O economista aponta, ainda, a dificuldade para se calcular o impacto das medidas aprovadas recentemente, como o piso da enfermagem e a compensação pela desoneração dos combustíveis. A lista de aumento de gastos elencada por Lisboa inclui os R$ 168 bilhões para cobrir o Bolsa Família.

Também entram na conta R$ 24 bilhões que poderiam ser gastos acima do teto de gastos, devido a uma previsão superestimada do IPCA (7,2%), quando o mercado prevê em torno de 5,8%. Entram, ainda, no mínimo R$ 16 bilhões que a União terá que gastar para cobrir os custos do aumento do piso salarial dos profissionais de enfermagem.

Ainda falta no cálculo o impacto dos dez projetos de reajustes salariais para os servidores, da medida provisória com desoneração de impostos para o setor aéreo e da derrubada de cerca de uma dezena de vetos presidenciais no fim de 2022.

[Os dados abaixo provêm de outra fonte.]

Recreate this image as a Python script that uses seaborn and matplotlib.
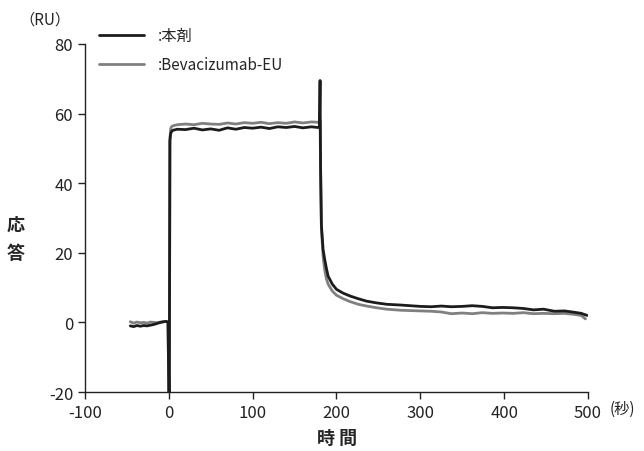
import matplotlib
matplotlib.use("Agg")
import matplotlib.pyplot as plt
import seaborn as sns
import pandas as pd

# Data
t_black = [-46, -42, -38, -34, -30, -26, -22, -18, -14, -10, -6, -3, -1, 0, 0.6,
           1.2, 2, 3, 5, 10, 20, 30, 40, 50, 60, 70, 80, 90, 100, 110,
           120, 130, 140, 150, 160, 170, 178, 179.6, 180.4, 181.0,
           182, 184, 186, 188, 190, 195, 200, 208, 216, 226,
           236, 248, 260, 276, 288, 300, 313, 325, 337, 350,
           362, 374, 386, 398, 411, 423, 435, 447, 460, 472, 484, 492, 499]
y_black = [-1.0, -1.2, -0.9, -1.1, -0.9, -1.0, -0.8, -0.6, -0.3, 0.0, 0.2, 0.3, 0.0, -20, -20,
           52, 54, 54.8, 55.2, 55.5, 55.4, 55.8, 55.3, 55.6, 55.2, 55.9, 55.5, 56.0, 55.8, 56.1,
           55.7, 56.2, 56.0, 56.3, 55.9, 56.2, 56.0, 56.1, 69.5, 45,
           28, 21, 18, 15.5, 13.3, 11.0, 9.5, 8.4, 7.6, 6.8,
           6.1, 5.6, 5.2, 5.0, 4.8, 4.6, 4.5, 4.7, 4.5, 4.6,
           4.8, 4.6, 4.2, 4.3, 4.2, 4.0, 3.6, 3.8, 3.2, 3.3, 2.9, 2.6, 2.0]

t_gray = [-46, -42, -38, -34, -30, -26, -22, -18, -14, -10, -6, -3, -1, 0, 0.6,
          1.4, 2.2, 3, 5, 10, 20, 30, 40, 50, 60, 70, 80, 90, 100, 110,
          120, 130, 140, 150, 160, 170, 178, 179.6, 180.4, 181.2,
          182, 184, 186, 188, 190, 195, 200, 208, 216, 226,
          236, 248, 260, 276, 288, 300, 313, 325, 337, 350,
          362, 374, 386, 398, 411, 423, 435, 447, 460, 472, 484, 492, 497]
y_gray = [0.2, -0.2, 0.1, -0.1, 0.0, -0.2, 0.1, 0.0, -0.1, 0.1, 0.2, 0.3, 0.1, -20, -20,
          53, 55.5, 56.2, 56.5, 56.8, 57.0, 56.8, 57.2, 57.0, 56.9, 57.3, 57.0, 57.4, 57.2, 57.5,
          57.1, 57.4, 57.2, 57.6, 57.3, 57.6, 57.5, 57.8, 58.0, 40,
          27, 19, 15, 12.5, 11.0, 9.0, 7.8, 6.8, 6.0, 5.2,
          4.7, 4.2, 3.8, 3.5, 3.4, 3.3, 3.2, 3.0, 2.5, 2.7,
          2.5, 2.8, 2.6, 2.7, 2.6, 2.8, 2.5, 2.6, 2.5, 2.6, 2.3, 2.0, 1.0]

labels = [":本剤", ":Bevacizumab-EU"]
colors = ["#1c1c1c", "#808080"]
x_ticks = [-100, 0, 100, 200, 300, 400, 500]
y_ticks = [-20, 0, 20, 40, 60, 80]

sns.set_style("ticks")
plt.rcParams["font.family"] = ["Noto Sans CJK JP", "DejaVu Sans"]
plt.rcParams["axes.unicode_minus"] = False

df_b = pd.DataFrame({"t": t_black, "y": y_black})
df_g = pd.DataFrame({"t": t_gray, "y": y_gray})

fig = plt.figure(figsize=(6.44, 4.52), dpi=100)
ax = fig.add_axes([0.132, 0.1305, 0.781, 0.77])

sns.lineplot(data=df_g, x="t", y="y", ax=ax, color=colors[1], lw=2.0,
             estimator=None, sort=False, label=labels[1])
sns.lineplot(data=df_b, x="t", y="y", ax=ax, color=colors[0], lw=2.0,
             estimator=None, sort=False, label=labels[0])

ax.set_xlim(-100, 500)
ax.set_ylim(-20, 80)
ax.set_xticks(x_ticks)
ax.set_yticks(y_ticks)
ax.tick_params(direction="out", length=5, width=1, labelsize=12, colors="#222222")
for s in ["top", "right"]:
    ax.spines[s].set_visible(False)
for s in ["left", "bottom"]:
    ax.spines[s].set_linewidth(1)
    ax.spines[s].set_color("#222222")
ax.set_xlabel("")
ax.set_ylabel("")

handles, labs = ax.get_legend_handles_labels()
order = [labs.index(labels[0]), labs.index(labels[1])]
leg = ax.legend([handles[i] for i in order], [labs[i] for i in order],
                loc="upper left", bbox_to_anchor=(0.133, 0.968), bbox_transform=fig.transFigure,
                frameon=False, fontsize=11, handlelength=2.9, handletextpad=0.9,
                labelspacing=0.8)

fig.text(0.07, 0.955, "（RU）", fontsize=11, ha="center", va="center")
fig.text(0.966, 0.095, "(秒)", fontsize=11, ha="center", va="center")
fig.text(0.024, 0.47, "応\n答", fontsize=13, fontweight="bold", ha="center", va="center",
         linespacing=1.6)
fig.text(0.523, 0.03, "時 間", fontsize=13, fontweight="bold", ha="center", va="center")

fig.savefig("out.png", dpi=100)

— Quando vemos que, junto com a “PEC da Transição”, outras categorias estão se beneficiando com o aumento de despesas, há, sim, uma preocupação muito grande com a estabilidade fiscal. Não há recursos para financiar esse monte de gastos. Isso traz a percepção de que a estabilidade pode estar comprometida — diz a economista Juliana Inhasz, também do Insper.

‘Fácil aumentar gastos’

 

Além das medidas elencadas por Lisboa, no apagar das luzes de 2022 o governo Bolsonaro aprovou isenções que, segundo o ministro da Fazenda, Fernando Haddad, têm potencial impacto de até R$ 15 bilhões. Um exemplo é o decreto assinado pelo presidente exercício Hamilton Mourão, em 30 de dezembro, que reduziu as alíquotas do PIS e da Cofins sobre receitas financeiras.

O decreto foi revogado no início deste ano, mas sob risco de questionamento judicial de que não foi cumprida a noventena, se a Justiça avaliar que houve aumento de tributos.

Para Silvia Matos, também da FGV, essa aprovação maciça de medidas mostra é que fácil “aumentar gastos no Brasil”. Ela cita ainda a pressão para aumentar o salário do servidor, que está há quatro anos sem reajuste, e da alta real do salário mínimo:

— Isso num momento em que começamos o ano com déficit e com economia mais fraca, sentindo os efeitos de uma taxa de juro real alta.

Pires destaca que o atual governo conseguiu vitórias importantes no Congresso, como a “PEC da Transição” e a reversão em parte do orçamento secreto. Isso pode, segundo ele, ajudar a aprovar medidas na Casa para fazer os ajustes necessários:

—Vejo com bons olhos o lado político.